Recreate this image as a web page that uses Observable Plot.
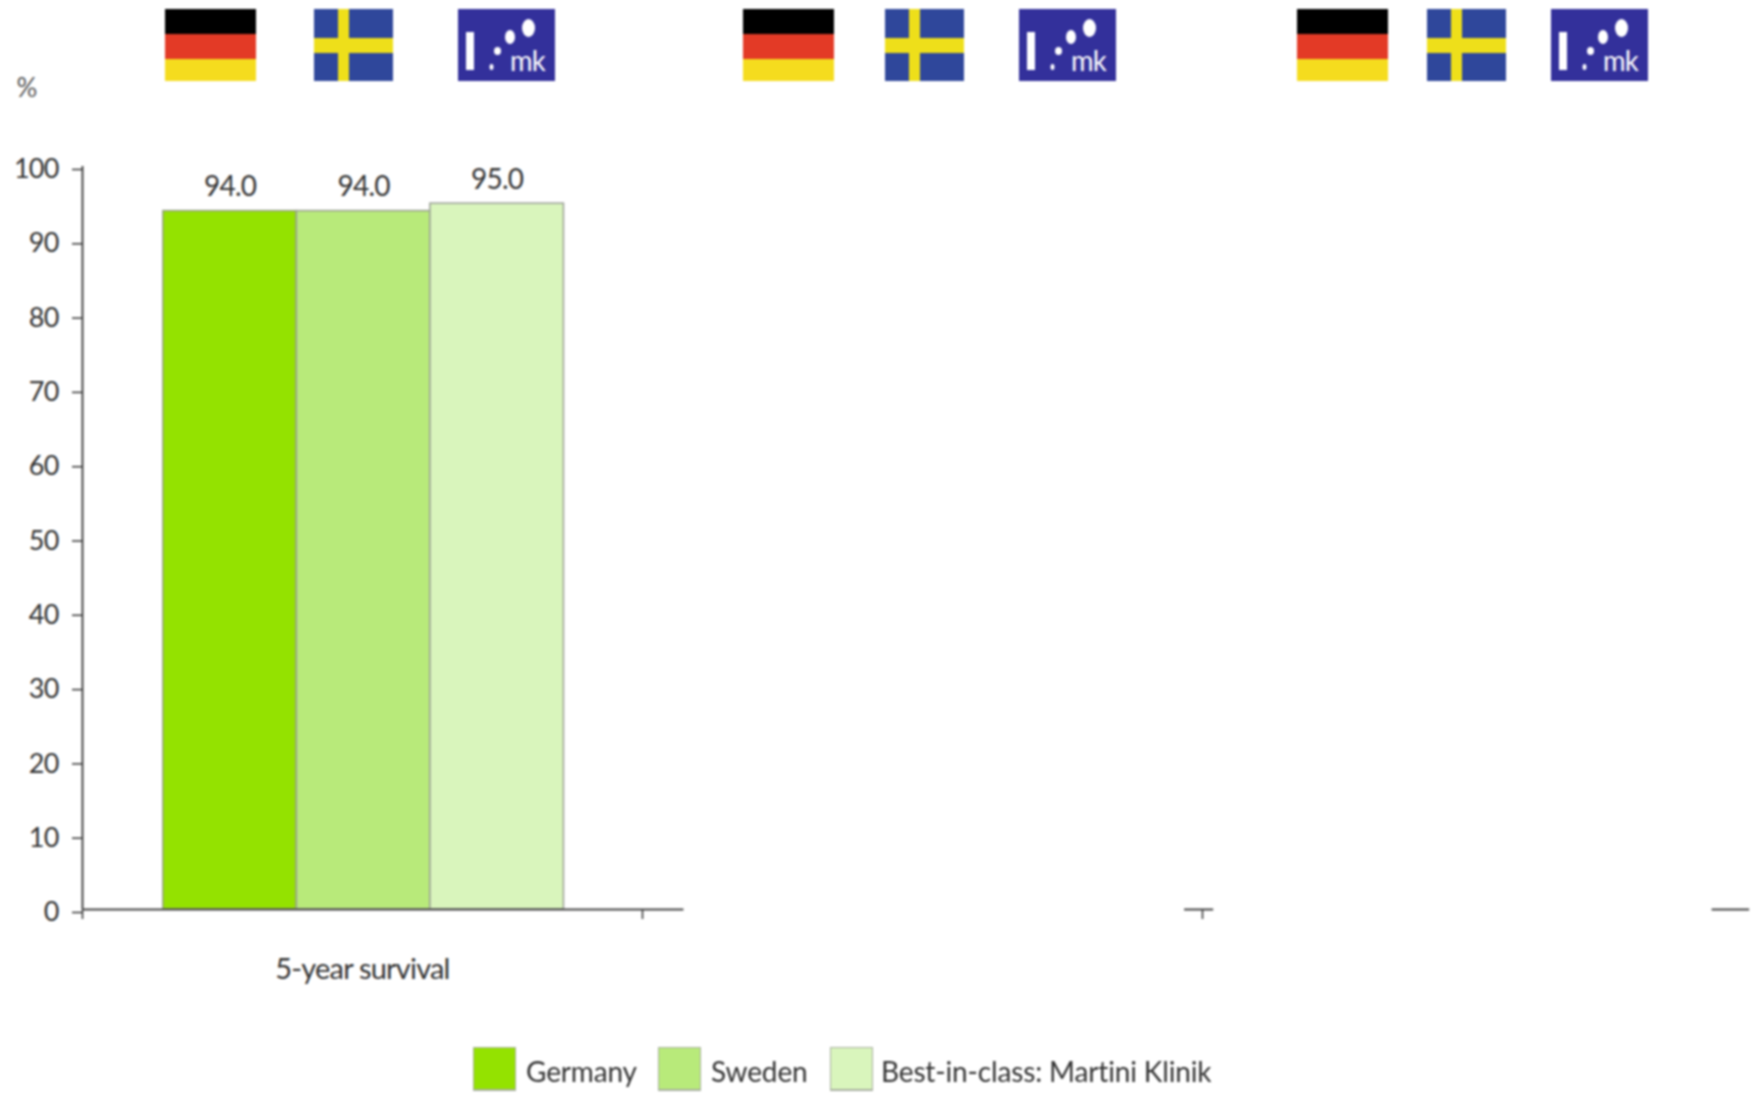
<!DOCTYPE html>
<html><head><meta charset="utf-8">
<script src="https://cdn.jsdelivr.net/npm/d3@7"></script>
<script src="https://cdn.jsdelivr.net/npm/@observablehq/plot@0.6"></script>
<style>
html,body{margin:0;padding:0;background:#fff;overflow:hidden;width:1758px;height:1094px}
#wrap{position:relative;width:1758px;height:1094px;filter:blur(0.8px)}
#wrap svg{display:block;position:absolute;left:0;top:0}
.lg{position:absolute;top:1047px;height:44px;box-sizing:border-box;border:1.5px solid #a9b0a2;border-bottom-width:2px}
.lt{position:absolute;top:1053px;font:28px Lato,sans-serif;color:#333;white-space:nowrap;line-height:36px;letter-spacing:-0.15px}
</style></head><body><div id="wrap"></div>
<script>
const groups = ["5-year survival", "", ""];
const series = ["Germany", "Sweden", "Best-in-class: Martini Klinik"];
const values = [94.0, 94.0, 95.0];
const colors = ["#94E200", "#B8EA7A", "#D9F5BC"];
const yTicks = [0,10,20,30,40,50,60,70,80,90,100];
const groupTicks = [0,1,2];
const baselineSpans = [[0,1.074],[1.968,2.02],[2.91,2.977]];
const barUnit = 0.2385;
const font = 'Lato,sans-serif';

const bars = values.map((v,i)=>({series:series[i],value:v,group:0,
  x1:0.502+(i-1.5)*barUnit,x2:0.502+(i-0.5)*barUnit}));

function flags(){
  const g = d3.create("svg:g");
  const rect=(x,y,w,h,f)=>g.append("rect").attr("x",x).attr("y",y).attr("width",w).attr("height",h).attr("fill",f);
  const ell=(x,y,rx,ry)=>g.append("ellipse").attr("cx",x).attr("cy",y).attr("rx",rx).attr("ry",ry).attr("fill","#fff");
  [165,743,1297].forEach(x=>{
    rect(x,9,91,25,"#000");rect(x,34,91,25,"#E33A26");rect(x,59,91,22,"#F5DC1E");
  });
  [314,885,1427].forEach(x=>{
    rect(x,9,79,72,"#2F479B");rect(x+24,9,11,72,"#EEDF1A");rect(x,38,79,15,"#EEDF1A");
  });
  [458,1019,1551].forEach(x=>{
    rect(x,9,97,72,"#33309B");rect(x+8,32,8,38,"#fff");
    ell(x+70.5,28,6.5,9);ell(x+52,37,5,7);ell(x+39.5,51,3.5,4);ell(x+33.5,67,2,3);
    g.append("text").attr("x",x+52).attr("y",71).attr("fill","#fff").attr("font-size",28)
      .attr("text-anchor","start").attr("font-family",font).attr("textLength",35).attr("lengthAdjust","spacingAndGlyphs").text("mk");
  });
  return g.node();
}

const plot = Plot.plot({
  width:1758, height:1040,
  marginLeft:82, marginTop:166, marginBottom:131, marginRight:0,
  style:{fontFamily:font, fontSize:"28px", color:"#333", background:"#fff", letterSpacing:"-0.8px"},
  x:{domain:[0,3], range:[82,1762], axis:null},
  y:{domain:[0,100], axis:null},
  color:{domain:series, range:colors},
  marks:[
    Plot.rectY(bars,{x1:"x1",x2:"x2",y1:0,y2:"value",fill:"series",stroke:"#9a9f95",strokeWidth:1.5}),
    Plot.axisY(yTicks,{anchor:"left",tickSize:10,tickPadding:14,label:null,stroke:"#333",strokeWidth:1.5,fontSize:27,fill:"#333",dy:3}),
    Plot.axisX(groupTicks,{anchor:"bottom",tickSize:10,tickFormat:()=>"",label:null,stroke:"#333",strokeWidth:1.5}),
    Plot.ruleX([0],{y1:0,y2:100,stroke:"#333",strokeWidth:1.8}),
    ...baselineSpans.map(s=>Plot.ruleY([0],{x1:s[0],x2:s[1],stroke:"#444",strokeWidth:2})),
    Plot.text(bars,{x:d=>(d.x1+d.x2)/2,y:"value",text:d=>d.value.toFixed(1),dy:-24,fill:"#333",fontSize:28}),
    Plot.text(groups.filter(Boolean),{x:()=>0.5,y:()=>0,text:d=>d,dy:60,fill:"#333",fontSize:29}),
    Plot.text(["%"],{x:()=>-0.1,y:()=>110.5,text:d=>d,fill:"#555",fontSize:26}),
    flags
  ]
});
const wrap=document.getElementById("wrap");
wrap.append(plot);
const swatchX=[473,658,830], textX=[526,711,881];
series.forEach((s,i)=>{
  const b=document.createElement("div");b.className="lg";b.style.left=swatchX[i]+"px";b.style.width="43px";b.style.background=colors[i];wrap.append(b);
  const t=document.createElement("div");t.className="lt";t.style.left=textX[i]+"px";t.textContent=s;wrap.append(t);
});
</script></body></html>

### What is expected
Leave out the pictures and transcribe everything else exactly.

### Output
Recreate this image as a web page that uses Observable Plot.
<!DOCTYPE html>
<html><head><meta charset="utf-8">
<script src="https://cdn.jsdelivr.net/npm/d3@7"></script>
<script src="https://cdn.jsdelivr.net/npm/@observablehq/plot@0.6"></script>
<style>
html,body{margin:0;padding:0;background:#fff;overflow:hidden;width:1758px;height:1094px}
#wrap{position:relative;width:1758px;height:1094px;filter:blur(0.8px)}
#wrap svg{display:block;position:absolute;left:0;top:0}
.lg{position:absolute;top:1047px;height:44px;box-sizing:border-box;border:1.5px solid #a9b0a2;border-bottom-width:2px}
.lt{position:absolute;top:1053px;font:28px Lato,sans-serif;color:#333;white-space:nowrap;line-height:36px;letter-spacing:-0.15px}
</style></head><body><div id="wrap"></div>
<script>
const groups = ["5-year survival", "", ""];
const series = ["Germany", "Sweden", "Best-in-class: Martini Klinik"];
const values = [94.0, 94.0, 95.0];
const colors = ["#94E200", "#B8EA7A", "#D9F5BC"];
const yTicks = [0,10,20,30,40,50,60,70,80,90,100];
const groupTicks = [0,1,2];
const baselineSpans = [[0,1.074],[1.968,2.02],[2.91,2.977]];
const barUnit = 0.2385;
const font = 'Lato,sans-serif';

const bars = values.map((v,i)=>({series:series[i],value:v,group:0,
  x1:0.502+(i-1.5)*barUnit,x2:0.502+(i-0.5)*barUnit}));

function flags(){
  const g = d3.create("svg:g");
  const rect=(x,y,w,h,f)=>g.append("rect").attr("x",x).attr("y",y).attr("width",w).attr("height",h).attr("fill",f);
  const ell=(x,y,rx,ry)=>g.append("ellipse").attr("cx",x).attr("cy",y).attr("rx",rx).attr("ry",ry).attr("fill","#fff");
  [165,743,1297].forEach(x=>{
    rect(x,9,91,25,"#000");rect(x,34,91,25,"#E33A26");rect(x,59,91,22,"#F5DC1E");
  });
  [314,885,1427].forEach(x=>{
    rect(x,9,79,72,"#2F479B");rect(x+24,9,11,72,"#EEDF1A");rect(x,38,79,15,"#EEDF1A");
  });
  [458,1019,1551].forEach(x=>{
    rect(x,9,97,72,"#33309B");rect(x+8,32,8,38,"#fff");
    ell(x+70.5,28,6.5,9);ell(x+52,37,5,7);ell(x+39.5,51,3.5,4);ell(x+33.5,67,2,3);
    g.append("text").attr("x",x+52).attr("y",71).attr("fill","#fff").attr("font-size",28)
      .attr("text-anchor","start").attr("font-family",font).attr("textLength",35).attr("lengthAdjust","spacingAndGlyphs").text("mk");
  });
  return g.node();
}

const plot = Plot.plot({
  width:1758, height:1040,
  marginLeft:82, marginTop:166, marginBottom:131, marginRight:0,
  style:{fontFamily:font, fontSize:"28px", color:"#333", background:"#fff", letterSpacing:"-0.8px"},
  x:{domain:[0,3], range:[82,1762], axis:null},
  y:{domain:[0,100], axis:null},
  color:{domain:series, range:colors},
  marks:[
    Plot.rectY(bars,{x1:"x1",x2:"x2",y1:0,y2:"value",fill:"series",stroke:"#9a9f95",strokeWidth:1.5}),
    Plot.axisY(yTicks,{anchor:"left",tickSize:10,tickPadding:14,label:null,stroke:"#333",strokeWidth:1.5,fontSize:27,fill:"#333",dy:3}),
    Plot.axisX(groupTicks,{anchor:"bottom",tickSize:10,tickFormat:()=>"",label:null,stroke:"#333",strokeWidth:1.5}),
    Plot.ruleX([0],{y1:0,y2:100,stroke:"#333",strokeWidth:1.8}),
    ...baselineSpans.map(s=>Plot.ruleY([0],{x1:s[0],x2:s[1],stroke:"#444",strokeWidth:2})),
    Plot.text(bars,{x:d=>(d.x1+d.x2)/2,y:"value",text:d=>d.value.toFixed(1),dy:-24,fill:"#333",fontSize:28}),
    Plot.text(groups.filter(Boolean),{x:()=>0.5,y:()=>0,text:d=>d,dy:60,fill:"#333",fontSize:29}),
    Plot.text(["%"],{x:()=>-0.1,y:()=>110.5,text:d=>d,fill:"#555",fontSize:26}),
    flags
  ]
});
const wrap=document.getElementById("wrap");
wrap.append(plot);
const swatchX=[473,658,830], textX=[526,711,881];
series.forEach((s,i)=>{
  const b=document.createElement("div");b.className="lg";b.style.left=swatchX[i]+"px";b.style.width="43px";b.style.background=colors[i];wrap.append(b);
  const t=document.createElement("div");t.className="lt";t.style.left=textX[i]+"px";t.textContent=s;wrap.append(t);
});
</script></body></html>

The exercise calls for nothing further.